Smaller, higher density transistors let chipmakers choose between faster performance, longer battery life, or a balance of speed and battery improvements. A 5-nanometer chip might be four times as power-efficient as a 10-nanometer chip while offering the same performance, or four times as fast with the same battery life. Vendors commonly choose something in the middle, such as twice the speed of a prior chip with half the battery drain.
Though many companies manufacture chips, Intel, Samsung, and TSMC are the industry’s three leaders, fabricating chips used by top consumer electronics brands. For instance, IBM relies upon Samsung, while Apple and Qualcomm alternate between TSMC and Samsung for their self-designed chips.
Chipmakers earn business by delivering millions of trouble-free parts on schedule, but demanding customers require cutting-edge fabrication techniques that only leading manufacturers can afford. Unlike TSMC, Samsung stumbled on 7-nanometer manufacturing, the interim step between 10- and 5-nanometer chips, and lost some of Qualcomm’s business as a result.

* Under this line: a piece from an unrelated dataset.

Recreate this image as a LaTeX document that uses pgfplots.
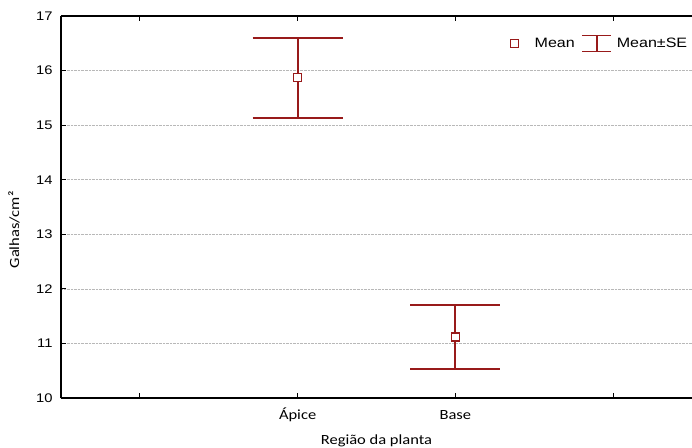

TSMC’s new facility will have a three-phase ramp-up over three years, eventually producing over half a billion 5-nanometer chips per year in Tainan’s Southern Taiwan Science Park when 5G smartphones are in peak demand. The company is investing over $17 billion in the factory and $24 billion in 5-nanometer technology as a whole, with plans to fabricate 3-nanometer chips in the same location.